Worker nodes, on the other hand, are where the actual application containers run. Each worker node runs a container runtime (like Docker), a Kubelet, which is an agent that communicates with the control plane and ensures containers are running in a Pod, and a Kube-proxy, which handles network traffic routing to Pods.
The fundamental unit of deployment in Kubernetes is the Pod. A Pod is the smallest deployable unit and represents a single instance of a running process in a cluster. It can contain one or more tightly coupled containers that share resources and network namespace. Pods are ephemeral; they are not designed to be long-lived. When a Pod fails, Kubernetes doesn't restart it directly but rather replaces it with a new Pod. This is where higher-level abstractions like Deployments become crucial. A Deployment manages a set of identical Pods and provides declarative updates for Pods and ReplicaSets.
Other important Kubernetes concepts include Services, which provide a stable network endpoint for accessing Pods, abstracting away the dynamic nature of Pod IPs; Namespaces, which provide a mechanism for organizing resources within a single cluster; and Ingress, which manages external access to services in a cluster, typically HTTP.
Why Kubernetes Matters: Benefits and Applications
The adoption of Kubernetes has surged due to its significant benefits for modern application architectures.
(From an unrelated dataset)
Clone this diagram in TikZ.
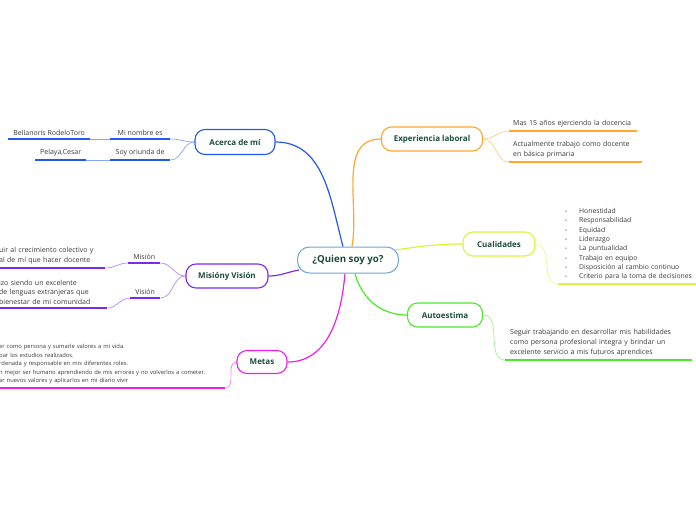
\documentclass[tikz,border=0pt]{standalone}
\usepackage{fontspec}
\setmainfont{Open Sans}
\usetikzlibrary{calc,backgrounds}

\definecolor{titlegreen}{HTML}{1D4D3F}
\definecolor{leafgray}{HTML}{3A3A3A}
\definecolor{corecol}{HTML}{6AA6D8}
\definecolor{acercacol}{HTML}{2457F0}
\definecolor{expcol}{HTML}{FFA62B}
\definecolor{cualcol}{HTML}{DDF23C}
\definecolor{autocol}{HTML}{4BE82C}
\definecolor{misioncol}{HTML}{7A2BEE}
\definecolor{metascol}{HTML}{EE1EEE}

\newcommand{\qitem}[1]{\hspace*{3pt}\makebox[14pt][l]{\fontsize{5}{5}\selectfont •}#1}

\tikzset{
  topic/.style={draw=#1,fill=white,rounded corners=10pt,line width=1.1pt,
    font=\bfseries\fontsize{8}{9}\selectfont,text=titlegreen,
    minimum height=24pt,inner sep=0pt},
  leaf/.style={font=\fontsize{7}{10}\selectfont,text=leafgray,
    inner xsep=0pt,inner ysep=3.5pt,align=left,anchor=south west},
  branch/.style={draw=#1,line width=1.2pt},
  twig/.style={draw=#1!55,line width=0.7pt},
  uline/.style={draw=#1,line width=1.4pt},
}

\begin{document}
\begin{tikzpicture}[x=1pt,y=1pt]
  \useasboundingbox (0,0) rectangle (696,-520);
  \clip (0,0) rectangle (696,-520);

  % main topics
  \node[topic=corecol,line width=1pt,minimum width=101pt,minimum height=26pt,
    rounded corners=12pt,font=\bfseries\fontsize{9.7}{11}\selectfont] (quien) at (348,-260) {¿Quien soy yo?};
  \node[topic=acercacol,minimum width=80pt,minimum height=25pt] (acerca) at (235,-142) {Acerca de mí};
  \node[topic=expcol,minimum width=101pt] (exper) at (432,-139) {Experiencia laboral};
  \node[topic=cualcol,minimum width=72pt] (cuali) at (499,-244) {Cualidades};
  \node[topic=autocol,minimum width=75pt] (autoe) at (445,-315) {Autoestima};
  \node[topic=misioncol,minimum width=82pt] (mision) at (227,-276) {Misióny Visión};
  \node[topic=metascol,minimum width=50pt,minimum height=23pt] (metas) at (262,-362) {Metas};

  % Acerca de mi
  \node[leaf,minimum width=60pt] (nombre) at (110,-139) {Mi nombre es};
  \node[leaf,minimum width=82pt] (bella) at (8,-139) {Bellanoris RodeloToro};
  \node[leaf,minimum width=60pt] (oriunda) at (110,-160) {Soy oriunda de};
  \node[leaf,minimum width=51pt] (pelaya) at (35,-160) {Pelaya,Cesar};

  % Experiencia laboral
  \node[leaf,inner xsep=4pt,text width=120pt] (exp1) at (509,-131) {Mas 15 años ejerciendo la docencia};
  \node[leaf,inner xsep=4pt,text width=125pt] (exp2) at (509,-162) {Actualmente trabajo como docente\\en básica primaria};

  % Cualidades
  \node[leaf,inner xsep=4pt,text width=134pt,font=\fontsize{6.8}{9.3}\selectfont] (lista) at (558,-284)
    {\qitem{Honestidad}\\\qitem{Responsabilidad}\\\qitem{Equidad}\\\qitem{Liderazgo}\\
     \qitem{La puntualidad}\\\qitem{Trabajo en equipo}\\\qitem{Disposición al cambio continuo}\\
     \qitem{Criterio para la toma de decisiones}};

  % Autoestima
  \node[leaf,inner xsep=5pt,text width=177pt] (seguir) at (505,-360)
    {Seguir trabajando en desarrollar mis habilidades\\como persona profesional integra y brindar un\\excelente servicio a mis futuros aprendices};

  % Mision y Vision
  \node[leaf,minimum width=32pt] (mis) at (128,-263) {Misión};
  \node[leaf,minimum width=30pt] (vis) at (130,-298) {Visión};
  \node[leaf,text width=106pt] (mistext) at (-1,-268) {uir al crecimiento colectivo y\\al de mí que hacer docente};
  \node[leaf,text width=108pt,font=\fontsize{7}{9.5}\selectfont] (vistext) at (-1,-308)
    {izo siendo un excelente\\de lenguas extranjeras que\\bienestar de mi comunidad};

  % Metas
  \node[leaf,text width=226pt,font=\fontsize{5.8}{8.6}\selectfont] (metastext) at (-1,-388)
    {er como persona y sumarle valores a mi vida.\\bar los estudios realizados.\\rdenada y responsable en mis diferentes roles.\\n mejor ser humano aprendiendo de mis errores y no volverlos a cometer.\\ar nuevos valores y aplicarlos en mi diario vivir};

  \begin{scope}[on background layer]
    % branches
    \draw[branch=acercacol] (acerca.east) to[out=0,in=105] ($(quien.north)+(-5,0)$);
    \draw[branch=expcol] ($(quien.north)+(4,0)$) to[out=80,in=180] (exper.west);
    \draw[branch=cualcol] ($(quien.east)+(-4,10)$) to[out=8,in=180] (cuali.west);
    \draw[branch=autocol] ($(quien.south)+(7,0)$) to[out=-75,in=180] (autoe.west);
    \draw[branch=metascol] ($(quien.south)+(-3,0)$) to[out=-95,in=0] (metas.east);
    \draw[branch=misioncol] ($(quien.west)+(2,-10)$) to[out=190,in=0] (mision.east);

    % twigs
    \draw[twig=acercacol] (acerca.west) to[out=180,in=0] (nombre.south east);
    \draw[twig=acercacol] (acerca.west) to[out=180,in=0] (oriunda.south east);
    \draw[twig=acercacol] (nombre.south west) -- (bella.south east);
    \draw[twig=acercacol] (oriunda.south west) -- (pelaya.south east);
    \draw[twig=expcol] (exper.east) to[out=0,in=180] (exp1.south west);
    \draw[twig=expcol] (exper.east) to[out=0,in=180] (exp2.south west);
    \draw[twig=cualcol] (cuali.east) to[out=0,in=180] (lista.south west);
    \draw[twig=autocol] (autoe.east) to[out=0,in=180] (seguir.south west);
    \draw[twig=misioncol] (mision.west) to[out=180,in=0] (mis.south east);
    \draw[twig=misioncol] (mision.west) to[out=180,in=0] (vis.south east);
    \draw[twig=misioncol] (mis.south west) to[out=180,in=0] (mistext.south east);
    \draw[twig=misioncol] (vis.south west) to[out=180,in=0] (vistext.south east);
    \draw[twig=metascol] (metas.west) to[out=180,in=0] (metastext.south east);
  \end{scope}

  % underlines
  \foreach \n in {nombre,bella,oriunda,pelaya}
    \draw[uline=acercacol] (\n.south west) -- (\n.south east);
  \foreach \n in {exp1,exp2}
    \draw[uline=expcol] (\n.south west) -- (\n.south east);
  \draw[uline=cualcol] (lista.south west) -- (lista.south east);
  \draw[uline=autocol] (seguir.south west) -- (seguir.south east);
  \foreach \n in {mis,vis,mistext,vistext}
    \draw[uline=misioncol] (\n.south west) -- (\n.south east);
  \draw[uline=metascol] (metastext.south west) -- (metastext.south east);
\end{tikzpicture}
\end{document}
Its primary advantage is **automation**. Kubernetes automates many manual operational tasks, reducing the burden on IT teams and minimizing human error. This automation extends to scaling applications up or down based on demand, ensuring optimal resource utilization and cost-efficiency. When traffic increases, Kubernetes can automatically launch more instances of your application; when traffic subsides, it can scale them back down.
Another critical benefit is **resilience and self-healing**. Kubernetes monitors the health of containers and nodes. If a container crashes, Kubernetes can automatically restart it. If an entire node fails, Kubernetes can reschedule the Pods that were running on that node to healthy nodes. This built-in fault tolerance significantly improves application availability and reliability.
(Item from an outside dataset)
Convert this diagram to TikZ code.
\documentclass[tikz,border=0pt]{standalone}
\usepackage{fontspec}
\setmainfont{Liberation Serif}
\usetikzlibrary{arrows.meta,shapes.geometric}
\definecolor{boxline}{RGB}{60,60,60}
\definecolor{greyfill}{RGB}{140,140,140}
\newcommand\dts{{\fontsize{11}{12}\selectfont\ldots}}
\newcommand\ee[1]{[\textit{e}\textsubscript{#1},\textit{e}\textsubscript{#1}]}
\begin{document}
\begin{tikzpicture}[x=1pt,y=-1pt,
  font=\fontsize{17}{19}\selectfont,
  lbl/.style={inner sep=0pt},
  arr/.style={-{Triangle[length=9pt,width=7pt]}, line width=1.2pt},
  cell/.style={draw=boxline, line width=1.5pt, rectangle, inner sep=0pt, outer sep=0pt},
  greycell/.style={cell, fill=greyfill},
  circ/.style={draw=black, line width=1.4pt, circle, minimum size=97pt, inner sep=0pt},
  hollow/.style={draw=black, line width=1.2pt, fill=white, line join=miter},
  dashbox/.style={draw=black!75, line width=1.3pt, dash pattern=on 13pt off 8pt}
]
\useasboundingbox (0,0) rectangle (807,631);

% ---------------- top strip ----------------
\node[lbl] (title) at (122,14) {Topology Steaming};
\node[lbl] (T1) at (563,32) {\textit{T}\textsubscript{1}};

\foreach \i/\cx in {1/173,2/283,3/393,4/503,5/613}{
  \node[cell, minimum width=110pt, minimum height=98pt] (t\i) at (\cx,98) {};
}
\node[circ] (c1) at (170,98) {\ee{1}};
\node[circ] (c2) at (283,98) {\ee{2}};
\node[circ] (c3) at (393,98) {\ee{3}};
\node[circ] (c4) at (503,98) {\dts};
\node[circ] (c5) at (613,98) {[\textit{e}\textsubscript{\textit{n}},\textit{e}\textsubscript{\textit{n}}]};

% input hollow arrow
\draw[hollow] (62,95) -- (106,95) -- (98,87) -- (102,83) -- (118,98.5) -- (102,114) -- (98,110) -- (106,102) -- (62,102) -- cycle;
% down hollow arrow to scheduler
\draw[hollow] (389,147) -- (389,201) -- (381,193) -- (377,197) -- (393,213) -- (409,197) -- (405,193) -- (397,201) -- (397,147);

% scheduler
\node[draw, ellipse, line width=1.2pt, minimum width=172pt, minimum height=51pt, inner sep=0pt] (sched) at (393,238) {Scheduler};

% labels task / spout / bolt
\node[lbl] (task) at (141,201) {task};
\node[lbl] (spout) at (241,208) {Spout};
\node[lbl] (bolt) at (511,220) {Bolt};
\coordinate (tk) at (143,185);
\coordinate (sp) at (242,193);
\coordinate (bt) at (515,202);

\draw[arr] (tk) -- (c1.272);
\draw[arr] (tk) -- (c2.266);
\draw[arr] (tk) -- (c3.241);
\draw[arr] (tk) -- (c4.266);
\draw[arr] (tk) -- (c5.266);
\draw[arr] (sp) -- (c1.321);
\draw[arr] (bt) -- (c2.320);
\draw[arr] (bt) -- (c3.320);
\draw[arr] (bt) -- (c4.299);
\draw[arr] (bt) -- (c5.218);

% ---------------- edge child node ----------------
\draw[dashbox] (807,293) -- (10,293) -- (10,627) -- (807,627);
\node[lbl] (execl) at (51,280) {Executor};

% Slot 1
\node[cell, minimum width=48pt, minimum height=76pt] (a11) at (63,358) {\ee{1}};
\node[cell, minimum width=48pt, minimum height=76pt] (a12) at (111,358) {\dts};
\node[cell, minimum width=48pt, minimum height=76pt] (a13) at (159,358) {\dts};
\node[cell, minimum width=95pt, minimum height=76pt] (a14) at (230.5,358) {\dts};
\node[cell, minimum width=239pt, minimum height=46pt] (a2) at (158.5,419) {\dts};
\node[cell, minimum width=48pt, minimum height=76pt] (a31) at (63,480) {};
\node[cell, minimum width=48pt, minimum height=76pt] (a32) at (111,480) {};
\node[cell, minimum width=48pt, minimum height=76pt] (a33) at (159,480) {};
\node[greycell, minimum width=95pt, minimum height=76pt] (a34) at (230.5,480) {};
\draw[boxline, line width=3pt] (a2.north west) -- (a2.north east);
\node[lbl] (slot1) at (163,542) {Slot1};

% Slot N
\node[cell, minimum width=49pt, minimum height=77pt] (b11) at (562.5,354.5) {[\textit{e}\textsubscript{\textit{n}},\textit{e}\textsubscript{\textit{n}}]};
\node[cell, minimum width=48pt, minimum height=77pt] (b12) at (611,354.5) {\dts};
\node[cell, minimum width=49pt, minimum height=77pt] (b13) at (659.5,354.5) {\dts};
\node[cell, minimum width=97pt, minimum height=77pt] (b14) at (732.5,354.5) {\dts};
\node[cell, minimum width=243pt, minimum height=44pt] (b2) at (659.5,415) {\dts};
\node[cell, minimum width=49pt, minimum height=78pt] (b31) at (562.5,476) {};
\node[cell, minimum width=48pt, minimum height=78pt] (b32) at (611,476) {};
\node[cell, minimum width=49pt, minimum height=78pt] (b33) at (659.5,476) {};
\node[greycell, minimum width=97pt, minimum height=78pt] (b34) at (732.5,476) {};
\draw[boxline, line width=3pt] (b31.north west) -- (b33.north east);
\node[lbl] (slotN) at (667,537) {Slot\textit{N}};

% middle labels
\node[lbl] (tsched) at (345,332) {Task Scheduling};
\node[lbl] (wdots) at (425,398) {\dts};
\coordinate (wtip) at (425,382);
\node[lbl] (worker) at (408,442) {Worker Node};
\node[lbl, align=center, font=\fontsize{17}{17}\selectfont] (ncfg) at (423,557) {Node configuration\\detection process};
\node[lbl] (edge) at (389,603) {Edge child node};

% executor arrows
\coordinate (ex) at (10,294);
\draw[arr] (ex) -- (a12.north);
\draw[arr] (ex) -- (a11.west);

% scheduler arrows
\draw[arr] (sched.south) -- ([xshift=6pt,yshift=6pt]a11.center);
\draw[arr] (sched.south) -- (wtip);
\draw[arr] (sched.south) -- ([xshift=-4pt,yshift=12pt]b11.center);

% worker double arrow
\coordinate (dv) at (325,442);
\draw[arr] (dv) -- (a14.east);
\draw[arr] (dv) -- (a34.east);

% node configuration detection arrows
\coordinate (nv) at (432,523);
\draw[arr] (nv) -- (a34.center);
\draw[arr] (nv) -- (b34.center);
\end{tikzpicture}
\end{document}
Kubernetes also promotes **portability**. Because it abstracts the underlying infrastructure, applications deployed on Kubernetes can run consistently across different cloud providers (AWS, Azure, GCP) and on-premises data centers, enabling a true hybrid or multi-cloud strategy. This vendor lock-in avoidance is a substantial strategic advantage.
In terms of real-world applications, Kubernetes is the de facto standard for orchestrating microservices. Companies of all sizes, from startups to large enterprises, leverage Kubernetes to manage their complex microservices architectures, ensuring that each service can be deployed, scaled, and updated independently without affecting others. E-commerce platforms use it to handle fluctuating traffic during peak seasons, financial institutions use it for their critical transaction processing systems, and media companies use it to manage their streaming services. Essentially, any application that benefits from high availability, scalability, and efficient resource management is a prime candidate for deployment on Kubernetes.